** Begin PROVIDED DATA **

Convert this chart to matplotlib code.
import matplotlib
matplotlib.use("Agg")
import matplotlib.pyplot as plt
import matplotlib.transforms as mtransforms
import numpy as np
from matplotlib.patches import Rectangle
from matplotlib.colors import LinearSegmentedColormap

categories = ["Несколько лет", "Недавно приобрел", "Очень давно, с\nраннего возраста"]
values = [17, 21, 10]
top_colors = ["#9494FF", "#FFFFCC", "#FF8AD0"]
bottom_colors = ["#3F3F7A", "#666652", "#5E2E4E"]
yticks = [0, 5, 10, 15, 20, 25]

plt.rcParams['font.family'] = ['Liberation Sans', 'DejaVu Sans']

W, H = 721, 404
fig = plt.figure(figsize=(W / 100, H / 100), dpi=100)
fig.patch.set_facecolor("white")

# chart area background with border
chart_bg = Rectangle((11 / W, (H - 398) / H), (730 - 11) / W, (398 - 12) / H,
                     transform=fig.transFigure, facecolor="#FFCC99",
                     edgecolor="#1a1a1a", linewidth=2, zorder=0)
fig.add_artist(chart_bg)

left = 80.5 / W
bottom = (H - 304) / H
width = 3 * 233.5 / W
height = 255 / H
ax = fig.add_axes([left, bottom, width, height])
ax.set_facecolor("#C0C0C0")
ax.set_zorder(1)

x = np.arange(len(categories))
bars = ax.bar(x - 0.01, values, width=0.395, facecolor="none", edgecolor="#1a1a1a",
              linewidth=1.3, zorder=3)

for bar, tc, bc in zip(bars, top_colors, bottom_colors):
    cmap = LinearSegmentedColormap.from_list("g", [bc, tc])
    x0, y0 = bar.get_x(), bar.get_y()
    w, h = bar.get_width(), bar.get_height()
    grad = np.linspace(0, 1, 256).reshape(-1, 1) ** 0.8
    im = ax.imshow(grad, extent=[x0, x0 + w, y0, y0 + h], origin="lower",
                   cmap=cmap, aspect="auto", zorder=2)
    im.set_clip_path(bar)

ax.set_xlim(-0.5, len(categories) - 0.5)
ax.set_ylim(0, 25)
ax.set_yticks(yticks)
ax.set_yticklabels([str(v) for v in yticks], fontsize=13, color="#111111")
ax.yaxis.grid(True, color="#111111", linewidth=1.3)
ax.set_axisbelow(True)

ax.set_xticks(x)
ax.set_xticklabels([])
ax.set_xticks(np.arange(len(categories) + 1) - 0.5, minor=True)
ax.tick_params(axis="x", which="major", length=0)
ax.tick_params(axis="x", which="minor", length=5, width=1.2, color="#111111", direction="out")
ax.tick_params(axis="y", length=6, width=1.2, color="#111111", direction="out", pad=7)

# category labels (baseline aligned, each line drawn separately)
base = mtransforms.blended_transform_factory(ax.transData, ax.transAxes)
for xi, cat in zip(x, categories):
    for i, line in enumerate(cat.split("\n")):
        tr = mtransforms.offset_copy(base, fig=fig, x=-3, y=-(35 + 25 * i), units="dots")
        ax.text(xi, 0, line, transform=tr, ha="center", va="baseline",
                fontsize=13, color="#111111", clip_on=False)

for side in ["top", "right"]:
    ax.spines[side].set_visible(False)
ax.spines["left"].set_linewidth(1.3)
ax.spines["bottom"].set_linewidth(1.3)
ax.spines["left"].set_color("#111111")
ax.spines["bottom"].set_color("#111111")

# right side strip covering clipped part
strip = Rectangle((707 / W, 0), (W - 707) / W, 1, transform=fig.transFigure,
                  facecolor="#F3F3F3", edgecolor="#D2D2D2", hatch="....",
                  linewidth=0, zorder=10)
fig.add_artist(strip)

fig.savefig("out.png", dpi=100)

** End PROVIDED DATA **

● TASK DESCRIPTION:
Repeat the material above in full, quoting it exactly.

● SOLUTION TO THIS TASK:
Convert this chart to matplotlib code.
import matplotlib
matplotlib.use("Agg")
import matplotlib.pyplot as plt
import matplotlib.transforms as mtransforms
import numpy as np
from matplotlib.patches import Rectangle
from matplotlib.colors import LinearSegmentedColormap

categories = ["Несколько лет", "Недавно приобрел", "Очень давно, с\nраннего возраста"]
values = [17, 21, 10]
top_colors = ["#9494FF", "#FFFFCC", "#FF8AD0"]
bottom_colors = ["#3F3F7A", "#666652", "#5E2E4E"]
yticks = [0, 5, 10, 15, 20, 25]

plt.rcParams['font.family'] = ['Liberation Sans', 'DejaVu Sans']

W, H = 721, 404
fig = plt.figure(figsize=(W / 100, H / 100), dpi=100)
fig.patch.set_facecolor("white")

# chart area background with border
chart_bg = Rectangle((11 / W, (H - 398) / H), (730 - 11) / W, (398 - 12) / H,
                     transform=fig.transFigure, facecolor="#FFCC99",
                     edgecolor="#1a1a1a", linewidth=2, zorder=0)
fig.add_artist(chart_bg)

left = 80.5 / W
bottom = (H - 304) / H
width = 3 * 233.5 / W
height = 255 / H
ax = fig.add_axes([left, bottom, width, height])
ax.set_facecolor("#C0C0C0")
ax.set_zorder(1)

x = np.arange(len(categories))
bars = ax.bar(x - 0.01, values, width=0.395, facecolor="none", edgecolor="#1a1a1a",
              linewidth=1.3, zorder=3)

for bar, tc, bc in zip(bars, top_colors, bottom_colors):
    cmap = LinearSegmentedColormap.from_list("g", [bc, tc])
    x0, y0 = bar.get_x(), bar.get_y()
    w, h = bar.get_width(), bar.get_height()
    grad = np.linspace(0, 1, 256).reshape(-1, 1) ** 0.8
    im = ax.imshow(grad, extent=[x0, x0 + w, y0, y0 + h], origin="lower",
                   cmap=cmap, aspect="auto", zorder=2)
    im.set_clip_path(bar)

ax.set_xlim(-0.5, len(categories) - 0.5)
ax.set_ylim(0, 25)
ax.set_yticks(yticks)
ax.set_yticklabels([str(v) for v in yticks], fontsize=13, color="#111111")
ax.yaxis.grid(True, color="#111111", linewidth=1.3)
ax.set_axisbelow(True)

ax.set_xticks(x)
ax.set_xticklabels([])
ax.set_xticks(np.arange(len(categories) + 1) - 0.5, minor=True)
ax.tick_params(axis="x", which="major", length=0)
ax.tick_params(axis="x", which="minor", length=5, width=1.2, color="#111111", direction="out")
ax.tick_params(axis="y", length=6, width=1.2, color="#111111", direction="out", pad=7)

# category labels (baseline aligned, each line drawn separately)
base = mtransforms.blended_transform_factory(ax.transData, ax.transAxes)
for xi, cat in zip(x, categories):
    for i, line in enumerate(cat.split("\n")):
        tr = mtransforms.offset_copy(base, fig=fig, x=-3, y=-(35 + 25 * i), units="dots")
        ax.text(xi, 0, line, transform=tr, ha="center", va="baseline",
                fontsize=13, color="#111111", clip_on=False)

for side in ["top", "right"]:
    ax.spines[side].set_visible(False)
ax.spines["left"].set_linewidth(1.3)
ax.spines["bottom"].set_linewidth(1.3)
ax.spines["left"].set_color("#111111")
ax.spines["bottom"].set_color("#111111")

# right side strip covering clipped part
strip = Rectangle((707 / W, 0), (W - 707) / W, 1, transform=fig.transFigure,
                  facecolor="#F3F3F3", edgecolor="#D2D2D2", hatch="....",
                  linewidth=0, zorder=10)
fig.add_artist(strip)

fig.savefig("out.png", dpi=100)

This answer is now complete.